**Exercise description:** Retype only the lines running from the line that contains "Output the Python" to the line that contains "4.36, 9.15, 10.96, 20.9, 20.2, 11.57, 9.06, 4.7, 3.25, 3.3]", inclusive, and leave the pictures behind.

* Start Data extract *

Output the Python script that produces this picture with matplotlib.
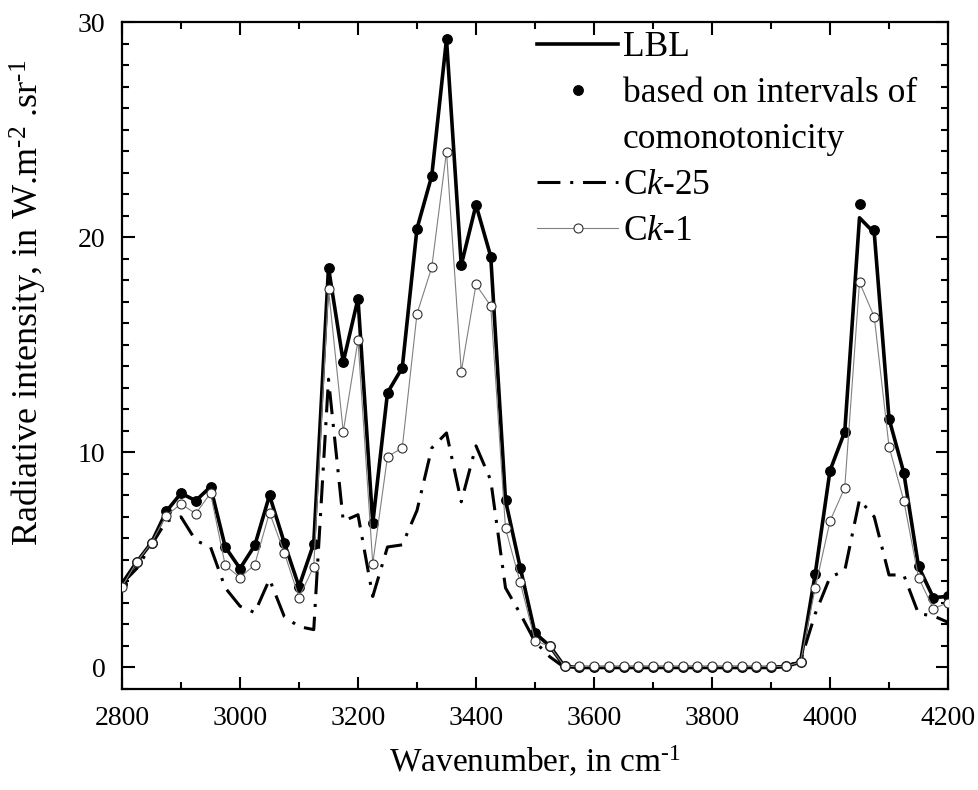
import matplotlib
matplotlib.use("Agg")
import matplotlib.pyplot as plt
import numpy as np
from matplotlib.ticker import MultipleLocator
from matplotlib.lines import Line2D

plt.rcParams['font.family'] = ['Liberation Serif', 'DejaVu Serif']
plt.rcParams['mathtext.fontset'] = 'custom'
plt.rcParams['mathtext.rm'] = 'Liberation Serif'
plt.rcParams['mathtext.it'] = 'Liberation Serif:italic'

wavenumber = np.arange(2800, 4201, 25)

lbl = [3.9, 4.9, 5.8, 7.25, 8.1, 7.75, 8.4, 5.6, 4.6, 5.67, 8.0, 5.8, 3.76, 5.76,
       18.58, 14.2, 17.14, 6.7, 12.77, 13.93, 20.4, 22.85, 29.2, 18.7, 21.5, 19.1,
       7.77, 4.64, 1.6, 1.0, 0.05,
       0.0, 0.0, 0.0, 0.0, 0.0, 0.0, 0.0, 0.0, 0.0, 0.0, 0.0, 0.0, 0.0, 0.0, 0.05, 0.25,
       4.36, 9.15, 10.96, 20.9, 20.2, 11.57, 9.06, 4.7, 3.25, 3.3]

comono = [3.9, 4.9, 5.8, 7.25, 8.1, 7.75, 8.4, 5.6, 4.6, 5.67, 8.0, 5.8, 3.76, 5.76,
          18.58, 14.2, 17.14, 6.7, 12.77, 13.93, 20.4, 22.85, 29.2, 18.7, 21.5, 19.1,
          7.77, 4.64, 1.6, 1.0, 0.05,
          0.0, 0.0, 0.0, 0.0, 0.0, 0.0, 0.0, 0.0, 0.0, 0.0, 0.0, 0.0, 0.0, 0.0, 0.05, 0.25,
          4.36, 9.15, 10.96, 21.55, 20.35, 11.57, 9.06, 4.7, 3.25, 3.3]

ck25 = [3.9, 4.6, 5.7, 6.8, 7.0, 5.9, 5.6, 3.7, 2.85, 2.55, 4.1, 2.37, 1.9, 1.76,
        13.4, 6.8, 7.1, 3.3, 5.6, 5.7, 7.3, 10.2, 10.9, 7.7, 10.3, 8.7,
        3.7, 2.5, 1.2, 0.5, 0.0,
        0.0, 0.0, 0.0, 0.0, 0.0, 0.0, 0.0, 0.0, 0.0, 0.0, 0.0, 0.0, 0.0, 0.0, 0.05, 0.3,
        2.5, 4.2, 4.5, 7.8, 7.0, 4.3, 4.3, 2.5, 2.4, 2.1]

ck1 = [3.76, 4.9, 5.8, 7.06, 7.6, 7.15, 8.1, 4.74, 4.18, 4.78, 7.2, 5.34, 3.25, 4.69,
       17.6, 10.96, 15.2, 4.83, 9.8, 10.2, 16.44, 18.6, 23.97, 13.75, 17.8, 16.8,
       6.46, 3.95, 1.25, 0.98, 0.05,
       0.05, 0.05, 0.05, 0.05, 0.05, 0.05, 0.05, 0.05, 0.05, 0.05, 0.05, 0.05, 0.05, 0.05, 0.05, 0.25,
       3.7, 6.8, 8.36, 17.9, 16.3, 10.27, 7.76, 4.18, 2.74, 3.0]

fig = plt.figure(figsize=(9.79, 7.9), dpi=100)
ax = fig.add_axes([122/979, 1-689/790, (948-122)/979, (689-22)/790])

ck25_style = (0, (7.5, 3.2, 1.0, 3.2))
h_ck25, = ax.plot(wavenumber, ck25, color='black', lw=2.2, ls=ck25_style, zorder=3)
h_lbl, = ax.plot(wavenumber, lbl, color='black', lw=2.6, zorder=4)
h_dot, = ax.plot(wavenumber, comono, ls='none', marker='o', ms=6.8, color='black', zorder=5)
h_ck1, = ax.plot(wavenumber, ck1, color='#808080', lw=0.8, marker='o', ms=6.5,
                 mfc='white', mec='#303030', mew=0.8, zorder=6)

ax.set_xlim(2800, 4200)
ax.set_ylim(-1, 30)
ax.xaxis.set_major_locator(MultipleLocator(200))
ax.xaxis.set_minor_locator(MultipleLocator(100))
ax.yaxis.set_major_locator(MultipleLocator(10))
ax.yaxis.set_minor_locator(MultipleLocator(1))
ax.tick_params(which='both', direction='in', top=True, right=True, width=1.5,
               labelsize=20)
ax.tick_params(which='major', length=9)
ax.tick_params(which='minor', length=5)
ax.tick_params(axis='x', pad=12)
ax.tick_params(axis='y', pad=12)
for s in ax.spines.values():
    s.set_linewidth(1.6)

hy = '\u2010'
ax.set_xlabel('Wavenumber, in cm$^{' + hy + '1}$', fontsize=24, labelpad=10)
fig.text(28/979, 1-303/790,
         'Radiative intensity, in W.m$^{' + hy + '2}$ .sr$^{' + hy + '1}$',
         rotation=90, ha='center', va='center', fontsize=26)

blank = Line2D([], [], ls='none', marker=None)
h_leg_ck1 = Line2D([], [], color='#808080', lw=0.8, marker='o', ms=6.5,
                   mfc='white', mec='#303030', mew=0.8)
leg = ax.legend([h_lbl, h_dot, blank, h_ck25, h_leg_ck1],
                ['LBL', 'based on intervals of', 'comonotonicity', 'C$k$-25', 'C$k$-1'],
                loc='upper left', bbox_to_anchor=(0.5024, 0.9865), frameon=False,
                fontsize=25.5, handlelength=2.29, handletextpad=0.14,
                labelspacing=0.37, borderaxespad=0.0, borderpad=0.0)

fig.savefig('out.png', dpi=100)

* End Data extract *
* Start Data extract *

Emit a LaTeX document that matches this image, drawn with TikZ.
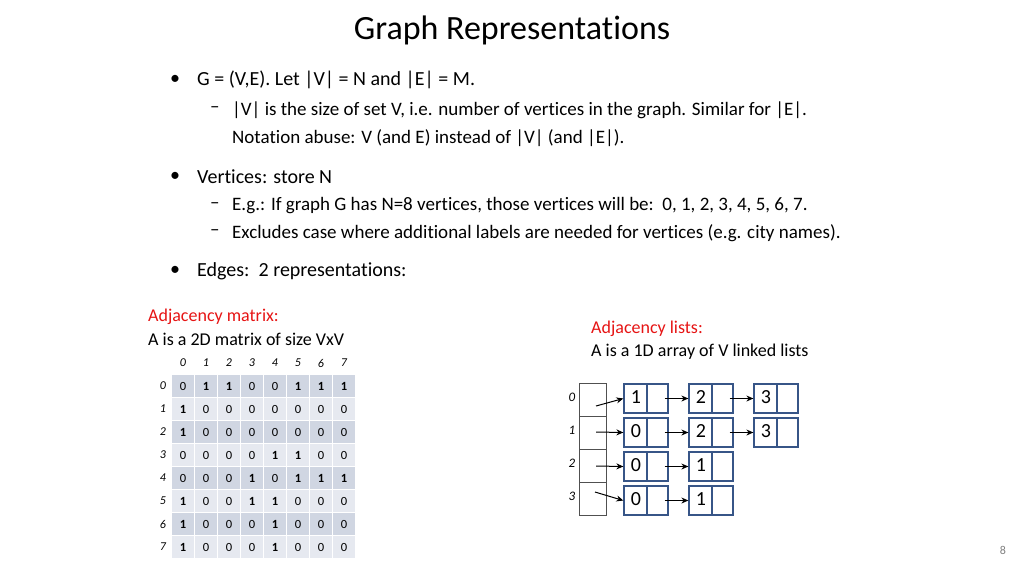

* End Data extract *
* Start Data extract *

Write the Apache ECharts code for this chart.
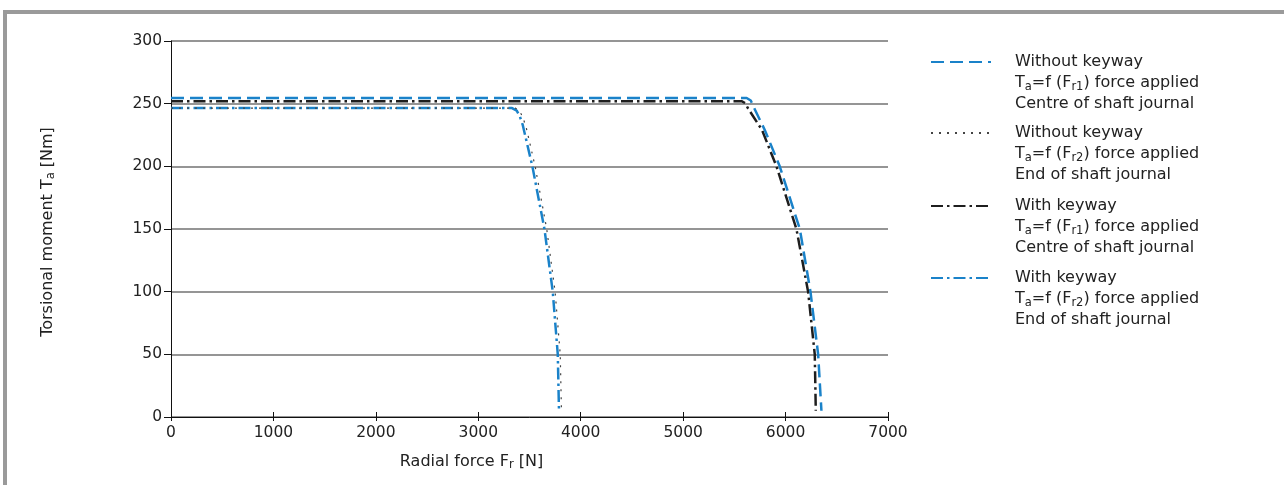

* End Data extract *

**Response:**
Output the Python script that produces this picture with matplotlib.
import matplotlib
matplotlib.use("Agg")
import matplotlib.pyplot as plt
import numpy as np
from matplotlib.ticker import MultipleLocator
from matplotlib.lines import Line2D

plt.rcParams['font.family'] = ['Liberation Serif', 'DejaVu Serif']
plt.rcParams['mathtext.fontset'] = 'custom'
plt.rcParams['mathtext.rm'] = 'Liberation Serif'
plt.rcParams['mathtext.it'] = 'Liberation Serif:italic'

wavenumber = np.arange(2800, 4201, 25)

lbl = [3.9, 4.9, 5.8, 7.25, 8.1, 7.75, 8.4, 5.6, 4.6, 5.67, 8.0, 5.8, 3.76, 5.76,
       18.58, 14.2, 17.14, 6.7, 12.77, 13.93, 20.4, 22.85, 29.2, 18.7, 21.5, 19.1,
       7.77, 4.64, 1.6, 1.0, 0.05,
       0.0, 0.0, 0.0, 0.0, 0.0, 0.0, 0.0, 0.0, 0.0, 0.0, 0.0, 0.0, 0.0, 0.0, 0.05, 0.25,
       4.36, 9.15, 10.96, 20.9, 20.2, 11.57, 9.06, 4.7, 3.25, 3.3]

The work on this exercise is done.